As did the three children in the furnace, in that
admirable canticle of benedictions, by which they
excite all that is in heaven, on earth and under the
earth, to render thanks to the eternal God, by
blessing and praising him sovereignly. So the
glorious Psalmist, quite mastered by holily
disordered passion moving him to praise God, goes
without order, leaping from heaven to earth, and from
earth to heaven again, invoking angels, fishes,
mountains, waters, dragons, birds, serpents, fire,
hail, mists, assembling by his desires all creatures,
- to the end that they all may conspire to lovingly
magnify their Creator, some in their own persons
celebrating the divine praise, others affording
matter of praise by the wonders of their different
properties, which manifest their Maker's power; so
that this divine royal Psalmist, having composed a
great number of psalms with this inscription: Praise
God: after he had run through all creatures, holily
inviting them to bless the divine Majesty, and gone
over a great variety of means and instruments proper
for the celebration of the praises of this eternal
goodness, in the end, as falling down through lack of
breath, closes his sacred song with this ejaculation:
Let every spirit praise the Lord;91) that is, let all
that has life, neither live nor breathe but to bless
its Creator, according to the invitation he had
elsewhere given: O magnify the Lord with me; and let
us extol his name together.(2)
So the great S. Francis sang the canticle of the sun,
and a hundred other excellent benedictions, to invoke
creatures to help his heart, all fainting because he
could not satisfy himself in the praises of the dear
Saviour of his soul.

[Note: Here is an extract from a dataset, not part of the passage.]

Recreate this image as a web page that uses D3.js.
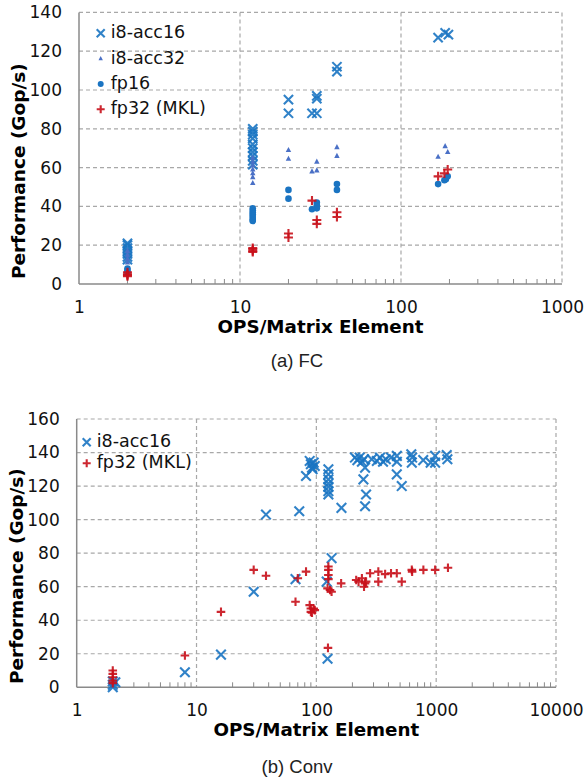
<!DOCTYPE html>
<html>
<head>
<meta charset="utf-8">
<script src="https://cdn.jsdelivr.net/npm/d3@7"></script>
<style>
  body { margin: 0; background: #fff; }
  svg { display: block; }
</style>
</head>
<body>
<div id="chart"></div>
<script>
// ---- data ----
// (a) FC : [ops per matrix element, Gop/s]
const fcAcc16 = [
  [2, 21], [2, 20], [2, 18.5], [2, 17], [2, 15.5], [2, 14], [2, 12.5],
  [12, 80], [12, 78.5], [12, 77], [12, 75], [12, 72], [12, 70], [12, 68], [12, 66], [12, 63.5], [12, 61.5],
  [20, 95], [20, 88], [30, 97], [30, 95.5], [30, 88], [28, 88],
  [40, 112], [40, 109.5], [170, 127], [188, 129.5], [197, 128.5]
];
const fcAcc32 = [
  [2, 17], [2, 15], [2, 13], [2, 11],
  [12, 65], [12, 63], [12, 61], [12, 59], [12, 57], [12, 55], [12, 52],
  [20, 69], [20, 64.5], [30, 63], [30, 58.5], [28, 58],
  [40, 70.5], [40, 66], [170, 65.5], [188, 71], [195, 68]
];
const fcFp16 = [
  [2, 8], [2, 7], [2, 6],
  [12, 39], [12, 38], [12, 37], [12, 36], [12, 35], [12, 34], [12, 33], [12, 32.5],
  [20, 48.5], [20, 44], [30, 42], [30, 40.5], [30, 39], [28, 38.5],
  [40, 51.5], [40, 48.5], [170, 51.5], [186, 53.5], [190, 54], [195, 55.5]
];
const fcFp32 = [
  [2, 6], [2, 5], [2, 4.5], [2, 4],
  [12, 18.5], [12, 18], [12, 17], [12, 16.5],
  [20, 26], [20, 24], [28, 43], [30, 33], [30, 31],
  [40, 37], [40, 34.5], [170, 55.5], [186, 57], [195, 59]
];

// (b) Conv
const convAcc16 = [
  [2, 0], [2, 1.5], [2.1, 3], [2, 3.5], [8, 9], [16, 19.5], [30, 57], [38, 103],
  [67, 64.5], [72, 105], [82, 126], [88, 135], [90, 133], [92, 131], [95, 134], [97, 132], [93, 130],
  [126, 130], [126, 127], [126, 124], [126, 121.5], [126, 119.5], [126, 117], [126, 115],
  [134, 77], [122, 63], [124, 17], [162, 107],
  [210, 137], [220, 135.5], [230, 137], [240, 134.5], [250, 136], [255, 131], [247, 124], [260, 115], [255, 108],
  [290, 136], [320, 135], [340, 137], [360, 134.5], [380, 136], [420, 137], [470, 138], [470, 134.5],
  [469, 127], [516, 120], [620, 139], [630, 137], [626, 134], [780, 135.5], [900, 134],
  [980, 138], [980, 134], [1225, 138.5], [1240, 136]
];
const convFp32 = [
  [2, 10], [2, 8], [2, 6], [2, 4], [2, 2.5], [8, 19], [16, 45], [30, 70], [38, 66.5],
  [67, 51], [70, 65], [82, 69], [88, 49], [90, 47], [92, 44.5], [95, 47], [97, 46], [90, 45],
  [126, 72], [126, 70], [126, 67], [126, 64.5], [124, 59], [130, 58], [134, 57], [125, 23.5],
  [161, 62], [215, 64], [225, 63], [240, 65], [250, 60], [255, 62], [260, 63], [281, 68],
  [329, 69], [329, 63], [375, 67.5], [420, 68], [469, 68], [516, 63], [626, 70], [630, 69],
  [782, 70], [980, 70], [1254, 71.3]
];

const fcXTicks = [1, 10, 100, 1000];
const fcYTicks = [0, 20, 40, 60, 80, 100, 120, 140];
const convXTicks = [1, 10, 100, 1000, 10000];
const convYTicks = [0, 20, 40, 60, 80, 100, 120, 140, 160];

const xTitle = "OPS/Matrix Element";
const yTitle = "Performance (Gop/s)";

// ---- styles ----
const blue = "#1a74c2";
const triBlue = "#4a70c6";
const red = "#c8101a";
const gridColor = "#a8a8a8";
const axisColor = "#8a8a8a";

const width = 585, height = 777;

const svg = d3.select("#chart")
  .append("svg")
  .attr("width", width)
  .attr("height", height);

svg.append("rect").attr("width", width).attr("height", height).attr("fill", "#fff");

function drawMarker(g, type, x, y, s) {
  if (type === "x") {
    g.append("path")
      .attr("d", `M${x - s},${y - s}L${x + s},${y + s}M${x - s},${y + s}L${x + s},${y - s}`)
      .attr("stroke", blue).attr("stroke-width", 2.1).attr("fill", "none").attr("opacity", 0.9);
  } else if (type === "plus") {
    g.append("path")
      .attr("d", `M${x - s},${y}L${x + s},${y}M${x},${y - s}L${x},${y + s}`)
      .attr("stroke", red).attr("stroke-width", 2.1).attr("fill", "none").attr("opacity", 0.9);
  } else if (type === "tri") {
    g.append("path")
      .attr("d", `M${x},${y - s}L${x + s * 0.85},${y + s * 0.6}L${x - s * 0.85},${y + s * 0.6}Z`)
      .attr("fill", triBlue);
  } else if (type === "dot") {
    g.append("circle").attr("cx", x).attr("cy", y).attr("r", s).attr("fill", blue);
  }
}

function drawPanel(cfg) {
  const x = d3.scaleLog().domain(cfg.xDomain).range([cfg.left, cfg.right]);
  const y = d3.scaleLinear().domain(cfg.yDomain).range([cfg.bottom, cfg.top]);
  const g = svg.append("g");

  // horizontal grid
  g.selectAll(".hgrid")
    .data(cfg.yTicks.filter(d => d > 0))
    .enter().append("line")
    .attr("x1", cfg.left).attr("x2", cfg.right)
    .attr("y1", d => y(d)).attr("y2", d => y(d))
    .attr("stroke", gridColor).attr("stroke-width", 1.2).attr("stroke-dasharray", "4,3");

  // vertical grid
  g.selectAll(".vgrid")
    .data(cfg.xTicks.slice(1))
    .enter().append("line")
    .attr("x1", d => x(d)).attr("x2", d => x(d))
    .attr("y1", cfg.top).attr("y2", cfg.bottom)
    .attr("stroke", gridColor).attr("stroke-width", 1.2).attr("stroke-dasharray", "4,3");

  // minor ticks along bottom
  const minors = [];
  cfg.xTicks.slice(0, -1).forEach(t => {
    for (let k = 2; k <= 9; k++) minors.push(t * k);
  });
  g.selectAll(".minor")
    .data(minors)
    .enter().append("line")
    .attr("x1", d => x(d)).attr("x2", d => x(d))
    .attr("y1", cfg.bottom).attr("y2", cfg.bottom - 5)
    .attr("stroke", axisColor).attr("stroke-width", 1);

  // axis lines
  g.append("line")
    .attr("x1", cfg.left).attr("x2", cfg.left).attr("y1", cfg.top).attr("y2", cfg.bottom)
    .attr("stroke", axisColor).attr("stroke-width", 1.5);
  g.append("line")
    .attr("x1", cfg.left).attr("x2", cfg.right).attr("y1", cfg.bottom).attr("y2", cfg.bottom)
    .attr("stroke", axisColor).attr("stroke-width", 1.5);

  // tick labels through d3 axes
  const xAxis = g.append("g")
    .attr("transform", `translate(0,${cfg.bottom})`)
    .call(d3.axisBottom(x).tickValues(cfg.xTicks).tickFormat(d3.format("d")).tickSize(0).tickPadding(17));
  const yAxis = g.append("g")
    .attr("transform", `translate(${cfg.left},0)`)
    .call(d3.axisLeft(y).tickValues(cfg.yTicks).tickSize(0).tickPadding(cfg.yPad));
  [xAxis, yAxis].forEach(a => {
    a.select(".domain").remove();
    a.selectAll("text")
      .attr("font-family", "DejaVu Sans, Verdana, sans-serif")
      .attr("font-size", 17)
      .attr("fill", "#111");
  });

  // titles
  g.append("text")
    .attr("x", (cfg.left + cfg.right) / 2)
    .attr("y", cfg.bottom + 44)
    .attr("text-anchor", "middle").attr("dominant-baseline", "middle")
    .attr("font-family", "DejaVu Sans, Verdana, sans-serif")
    .attr("font-weight", "bold").attr("font-size", 18.3).attr("fill", "#000")
    .text(xTitle);
  const ym = (cfg.top + cfg.bottom) / 2 + 23;
  g.append("text")
    .attr("transform", `translate(${cfg.left - 59},${ym}) rotate(-90)`)
    .attr("text-anchor", "middle").attr("dominant-baseline", "middle")
    .attr("font-family", "DejaVu Sans, Verdana, sans-serif")
    .attr("font-weight", "bold").attr("font-size", 18.5).attr("fill", "#000")
    .text(yTitle);

  // caption
  g.append("text")
    .attr("x", 297).attr("y", cfg.captionY)
    .attr("text-anchor", "middle").attr("dominant-baseline", "middle")
    .attr("font-family", "Liberation Sans, Arial, sans-serif")
    .attr("font-size", 18.5).attr("fill", "#222")
    .text(cfg.caption);

  // points
  const pg = g.append("g");
  cfg.series.forEach(s => {
    s.data.forEach(d => drawMarker(pg, s.type, x(d[0]), y(d[1]), s.size));
  });

  // legend
  const lg = g.append("g");
  cfg.series.forEach((s, i) => {
    const ly = cfg.legendY + i * cfg.legendStep;
    drawMarker(lg, s.type, cfg.legendX, ly, s.legendSize);
    lg.append("text")
      .attr("x", cfg.legendX + 10).attr("y", ly)
      .attr("dominant-baseline", "middle")
      .attr("font-family", "DejaVu Sans, Verdana, sans-serif")
      .attr("font-size", 17.5).attr("fill", "#111")
      .text(s.name);
  });
}

drawPanel({
  left: 79, right: 562, top: 12.4, bottom: 284,
  xDomain: [1, 1000], yDomain: [0, 140],
  xTicks: fcXTicks, yTicks: fcYTicks, yPad: 17,
  caption: "(a) FC", captionY: 362,
  legendX: 100.7, legendY: 33.3, legendStep: 25.3,
  series: [
    { name: "i8-acc16", type: "x", data: fcAcc16, size: 4.6, legendSize: 4 },
    { name: "i8-acc32", type: "tri", data: fcAcc32, size: 3.2, legendSize: 2.6 },
    { name: "fp16", type: "dot", data: fcFp16, size: 3.3, legendSize: 3 },
    { name: "fp32 (MKL)", type: "plus", data: fcFp32, size: 4.5, legendSize: 4 }
  ]
});

drawPanel({
  left: 76.7, right: 556, top: 419, bottom: 687.3,
  xDomain: [1, 10000], yDomain: [0, 160],
  xTicks: convXTicks, yTicks: convYTicks, yPad: 17,
  caption: "(b) Conv", captionY: 768,
  legendX: 86.7, legendY: 442.3, legendStep: 21,
  series: [
    { name: "i8-acc16", type: "x", data: convAcc16, size: 4.8, legendSize: 4 },
    { name: "fp32 (MKL)", type: "plus", data: convFp32, size: 4.3, legendSize: 4 }
  ]
});
</script>
</body>
</html>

So the heavenly spouse
perceiving herself almost to faint away amid the
violent efforts she made to bless and magnify the
well-beloved king of her heart, Ah! she cried out to
her companions, this divine spouse has led me by
contemplation into his wine-cellar, making me taste
the incomparable delights of the perfections of his
excellence, and I have so steeped and holily
inebriated myself in the holy complacency which I
have taken in this abyss of beauty, that my soul
languishes, wounded with a lovingly mortal desire,
which urges me everlastingly to praise so exalted a
goodness. Ah! come, I beseech you, to the assistance
of my poor heart, which is upon the point of falling
down dead. For pity sustain it, and stay me up with
flowers; strengthen me and compass me about with
apples, or I fall lifeless.
Complacency draws the divine sweetnesses into her
heart, which so ardently fills itself therewith that
it is overcharged. But the love of benevolence makes
our heart pass out of itself, and exhale itself in
vapours of delicious perfumes, that is, in all kinds
of holy praises. And
yet not being able to produce as many as it would
wish: Oh! it says, let all creatures come and
contribute the flowers of their benedictions, the
apples of their thanksgivings, honours and
adorations, so that on every side we may smell odours
poured out to the glory of him whose infinite
sweetness surpasses all honour, and whom we can never
right worthily magnify.
It is this divine passion that brings forth so many
discourses, sends through all hazards a Xavier, a
Berzees, an Anthony, that multitude of Jesuits,
Capuchins, and religious and ecclesiastics of all
kinds, to the Indies, Japan, Maranon, that the holy
name of Jesus may be known, acknowledged, and adored
throughout those immense nations.
It is this holy passion which causes so many books
of piety to be written, so many churches, altars,
pious houses to be erected, and in a word which makes
many of God's servants watch, labour, and die amid
the flames of zeal which consume and spend them.